Btw my DWG actually uses a crossfading between two taps when the pitch is modulated, but that is not enough to warrant stability to the one pole IIR all pass interpolator on the long run and with a feedback of unity to be used as a BLIT oscillator.

Btw I think I have understood more intuitively the flaw with my initial approach of placing every impulse shifted by a proper amount by a fractional delay filter: the impulse gets no leading ringing, only trailing of course, so the result is not a sinc but just half of it...

[Z1202]

I found a solution which apparently gives me a perfect aliasing free spectrum.
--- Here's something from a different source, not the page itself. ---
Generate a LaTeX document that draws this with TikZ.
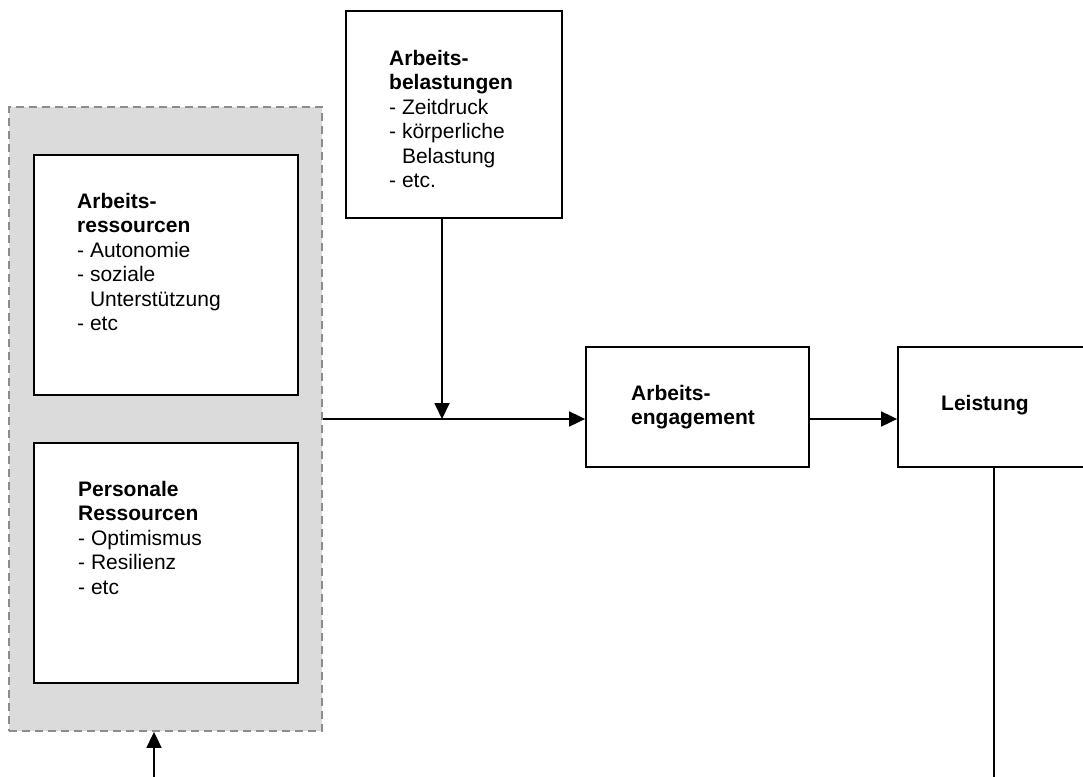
\documentclass[tikz,border=0pt]{standalone}
\usepackage{fontspec}
\setmainfont{Liberation Sans}
\usetikzlibrary{arrows.meta}
\begin{document}
\begin{tikzpicture}[x=1pt,y=-1pt,
  box/.style={draw=black,line width=1.8pt,fill=white,minimum width=#1,inner sep=0pt},
  txt/.style={anchor=north west,inner sep=0pt,align=left,font=\fontsize{21}{24.5}\selectfont},
  conn/.style={draw=black,line width=1.8pt},
  arr/.style={conn,-{Triangle[length=16pt,width=15pt]}},
  group/.style={draw=black!45,fill=black!14,line width=1.8pt,dash pattern=on 8pt off 5pt,inner sep=0pt}]
\useasboundingbox (0,0) rectangle (1083,776);
\clip (0,0) rectangle (1083,776);
% gray group
\node[group,minimum width=313pt,minimum height=624pt] (grp) at (165.5,419) {};
% resource boxes
\node[box=264pt,minimum height=240pt] (res1) at (166,275) {};
\node[box=264pt,minimum height=240pt] (res2) at (166,563) {};
\node[box=216pt,minimum height=207pt] (bel) at (454,114.5) {};
\node[box=223pt,minimum height=120pt] (eng) at (697.5,407) {};
\node[box=200pt,minimum height=120pt] (lei) at (998,407) {};
% texts
\node[txt] (t1) at (77,193) {\textbf{Arbeits-}\\\textbf{ressourcen}\\- Autonomie\\- soziale\\\hphantom{-}\ Unterstützung\\- etc};
\node[txt] (t2) at (78,481) {\textbf{Personale}\\\textbf{Ressourcen}\\- Optimismus\\- Resilienz\\- etc};
\node[txt] (t3) at (389,50) {\textbf{Arbeits-}\\\textbf{belastungen}\\- Zeitdruck\\- körperliche\\\hphantom{-}\ Belastung\\- etc.};
\node[txt] (t4) at (631,385) {\textbf{Arbeits-}\\\textbf{engagement}};
\node[txt] (t5) at (941,395) {\textbf{Leistung}};
% connectors
\coordinate (j) at (442,419);
\coordinate (gbot) at (154,790);
\coordinate (lbot) at (994,790);
\draw[arr] (grp.east) -- (eng.west |- grp.east);
\draw[arr] (bel.south -| j) -- (j);
\draw[arr] (eng.east |- j) -- (lei.west |- j);
\draw[conn] (lei.south -| lbot) -- (lbot);
\draw[arr] (gbot) -- (grp.south -| gbot);
\end{tikzpicture}
\end{document}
It is about using DSF (discrete summation formulas).
1/n Sigma[k=1...n] cos(2PIkx) =
sin((2n+1)PIkx)/sin(PIkx)/2n

That's the Dirichlet kernel (possibly scaled)
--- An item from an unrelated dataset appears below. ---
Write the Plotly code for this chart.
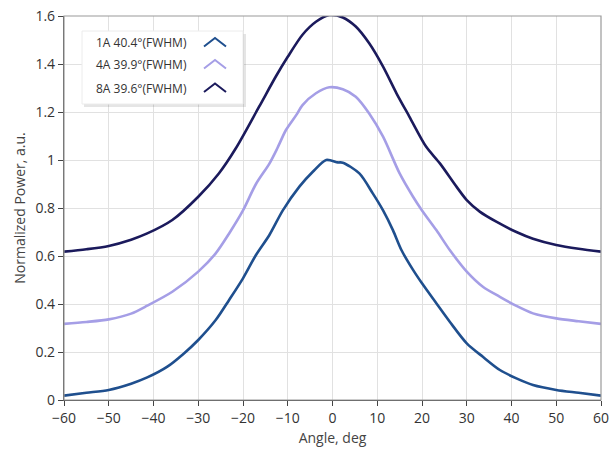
import plotly.graph_objects as go

# ---- data ----
names = ["1A 40.4°(FWHM)", "4A 39.9°(FWHM)", "8A 39.6°(FWHM)"]
colors = ["#1f4f8e", "#a59ee6", "#1b1a5c"]

angle_1a = [-60, -55, -50, -45, -41.4, -36.9, -33.2, -30, -26.1, -23.1, -20, -17.1, -14.1, -11.1, -7.4,
            -4.4, -1.4, 1.2, 2.3, 6.0, 9.0, 11.3, 13.5, 15.4, 18, 20, 23.2, 26.2, 30, 33.6, 37.4, 41.1,
            44.8, 50, 55, 60]
power_1a = [0.018, 0.03, 0.042, 0.068, 0.094, 0.139, 0.194, 0.25, 0.333, 0.417, 0.507, 0.604, 0.6875, 0.79, 0.889,
            0.951, 1.0, 0.99, 0.989, 0.944, 0.861, 0.79, 0.708, 0.625, 0.542, 0.486, 0.403, 0.326, 0.236, 0.18,
            0.125, 0.09, 0.0625, 0.042, 0.03, 0.018]

angle_4a = [-60, -55, -50, -45, -41.4, -35.8, -30, -26.1, -23.1, -20, -17.1, -14.1, -12.3, -10.4, -8.0, -6.7,
            -3.7, -0.7, 2.3, 5.2, 8.2, 11.3, 15, 18, 20, 23.2, 26.2, 30, 33.6, 37.4, 41.1, 44.8, 50, 55, 60]
power_4a = [0.317, 0.325, 0.336, 0.36, 0.393, 0.451, 0.535, 0.611, 0.694, 0.79, 0.90, 0.985, 1.05, 1.125, 1.19, 1.229,
            1.278, 1.303, 1.295, 1.264, 1.194, 1.097, 0.944, 0.847, 0.79, 0.708, 0.625, 0.535, 0.472, 0.43, 0.392,
            0.361, 0.34, 0.328, 0.317]

angle_8a = [-60, -55, -50, -45, -41.4, -35.8, -30, -25.4, -21.6, -16.4, -12.6, -10, -6.7, -3.7, -0.7,
            2.3, 5.2, 8.2, 11.3, 14.3, 17.2, 20.9, 24, 27.7, 30, 32.9, 36.6, 41.1, 44.8, 50, 55, 60]
power_8a = [0.618, 0.628, 0.642, 0.668, 0.694, 0.75, 0.847, 0.944, 1.049, 1.222, 1.35, 1.43, 1.522, 1.576, 1.604,
            1.594, 1.556, 1.486, 1.389, 1.278, 1.18, 1.056, 0.986, 0.889, 0.833, 0.785, 0.743, 0.70, 0.672, 0.646,
            0.63, 0.618]

x_ticks = list(range(-60, 61, 10))
y_ticks = [0, 0.2, 0.4, 0.6, 0.8, 1, 1.2, 1.4, 1.6]

series = [(angle_1a, power_1a), (angle_4a, power_4a), (angle_8a, power_8a)]

fig = go.Figure()
for (xs, ys), nm, col in zip(series, names, colors):
    fig.add_trace(go.Scatter(x=xs, y=ys, mode="lines", name=nm,
                             line=dict(color=col, width=2.6, shape="spline", smoothing=0.8),
                             showlegend=False))

W, H = 613, 453
ml, mr, mt, mb = 64, 12, 16, 53
pw, ph = W - ml - mr, H - mt - mb


def px(x):  # screen pixel -> paper
    return (x - ml) / pw


def py(y):
    return (H - mb - y) / ph


FONT = "Open Sans, Noto Sans, sans-serif"

shapes = []
# plot border (top/right)
shapes.append(dict(type="rect", xref="paper", yref="paper", x0=0, x1=1, y0=0, y1=1,
                   line=dict(color="#9a9a9a", width=1.2), layer="above"))
# legend shadow + box
shapes.append(dict(type="rect", xref="paper", yref="paper", x0=px(84), x1=px(246), y0=py(107), y1=py(34),
                   fillcolor="rgba(0,0,0,0.10)", line=dict(width=0), layer="above"))
shapes.append(dict(type="rect", xref="paper", yref="paper", x0=px(82), x1=px(243), y0=py(104), y1=py(31),
                   fillcolor="white", line=dict(color="#ececec", width=1), layer="above"))

annotations = []
row_y = [42.5, 64.5, 88]
for ry, nm, col in zip(row_y, names, colors):
    annotations.append(dict(xref="paper", yref="paper", x=px(189), y=py(ry), text=nm, showarrow=False,
                            xanchor="right", yanchor="middle",
                            font=dict(family=FONT, size=12, color="#333")))
    path = "M {:.4f},{:.4f} L {:.4f},{:.4f} L {:.4f},{:.4f}".format(
        px(204), py(ry + 4), px(215), py(ry - 4.5), px(226), py(ry + 4))
    shapes.append(dict(type="path", xref="paper", yref="paper", path=path,
                       line=dict(color=col, width=2), layer="above"))

fig.update_layout(
    width=W, height=H,
    margin=dict(l=ml, r=mr, t=mt, b=mb, autoexpand=False),
    paper_bgcolor="white", plot_bgcolor="white",
    font=dict(family=FONT, size=14, color="#333"),
    shapes=shapes, annotations=annotations,
    xaxis=dict(range=[-60, 60], tickvals=x_ticks, ticks="outside", ticklen=5, tickcolor="#444",
               showgrid=True, gridcolor="#e1e1e1", gridwidth=1, zeroline=False, automargin=False,
               ticklabeloverflow="allow",
               showline=True, linecolor="#444", linewidth=1.2,
               title=dict(text="Angle, deg", standoff=7, font=dict(size=14, color="#444")),
               tickfont=dict(size=14, color="#333")),
    yaxis=dict(range=[0, 1.6], tickvals=y_ticks, ticks="outside", ticklen=5, tickcolor="#444",
               showgrid=True, gridcolor="#e1e1e1", gridwidth=1, zeroline=False, automargin=False,
               ticklabeloverflow="allow",
               showline=True, linecolor="#444", linewidth=1.2,
               title=dict(text="Normalized Power, a.u.", standoff=6, font=dict(size=14, color="#444")),
               tickfont=dict(size=14, color="#333")),
)

fig.write_html("out.html", config={"displayModeBar": False},
               post_script="document.body.style.margin='0';")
the impulse gets no leading ringing, only trailing of course, so the result is not a sinc but just half of it...

That per se is not necessarily a problem. Depending on what kind of allpass you are using. But it may be.

[elena2]

I didn't know that was a Dirichlet kernel... I knew of it in a different context... well ok good to know !

[2DaT]

Thanks for the replies guys. This is really getting a more complex subject than I could imagine initially... anyway after much brainstorming and experimenting, I found a solution which apparently gives me a perfect aliasing free spectrum. It is about using DSF (discrete summation formulas).
1/n Sigma[k=1...n] cos(2PIkx) =
sin((2n+1)PIkx)/sin(PIkx)/2n
by using an integer n such that the highest harmonic is at most and not over Nyquist. It works wonders. To increase performance I have implemented it as a tabulated form. Since ultimately it is about the ratio of an integer multiple of a fundamental frequency and a fundamental frequency, I used a huge (262144 seems ok) sine table, large enough not to need interpolation (to avoid too many (int) casts to extract the fractional part) The denominator component is computed by addressing the table from a cyclical normalized running phase (i.e a plain sin oscillator), and the numerator component is computed by multiplying the table index by 2n+1 wrapping to table size by a simple And operation since the table size is a power of 2. I am quite happy with the result by now. There process is stable and can be freely modulated without producing artifacts and the spectrum is always a perfect comb.

DSF can cause clicks or other artifacts when number of harmonics change.

I'd rather use an approach similar to BLEPs - insert an "impulse" per phase wrap. It has a downside that it costs more the higher the frequency, but if it's implemented correctly it can be quite fast.

[elena2]

I have still to detect clicks and artifacts, by now it *seems* there are not any audible ones but I am still testing. The issue with BLEP from what I have understood is that it is an approximation, so the spectrum won't be a perfect comb as with the DSF method...

[Z1202]

I have still to detect clicks and artifacts, by now it *seems* there are not any audible ones but I am still testing. The issue with BLEP from what I have understood is that it is an approximation, so the spectrum won't be a perfect comb as with the DSF method...

OTOH the issue with BLIT is that it has problems if the frequency is not constant (and clicks from switching between different order kernels is probably the least of the problems).

[mystran]

I have still to detect clicks and artifacts, by now it *seems* there are not any audible ones but I am still testing. The issue with BLEP from what I have understood is that it is an approximation, so the spectrum won't be a perfect comb as with the DSF method...

Yes, they are approximations, but the approximation is based on standard interpolation theory (same stuff your audio interface uses to actual send the signal to your speakers) and you can make your approximations as good as you deem necessary. Eventually you'll hit floating point noise-floor anyway.

Yes, they need more CPU as the fundamental gets higher, but realistically with a decent implementation that usually only starts to become a significant issue once your fundamental starts getting into the megahertz range. In more typical use, they are usually cheaper than calling sin() twice per sample.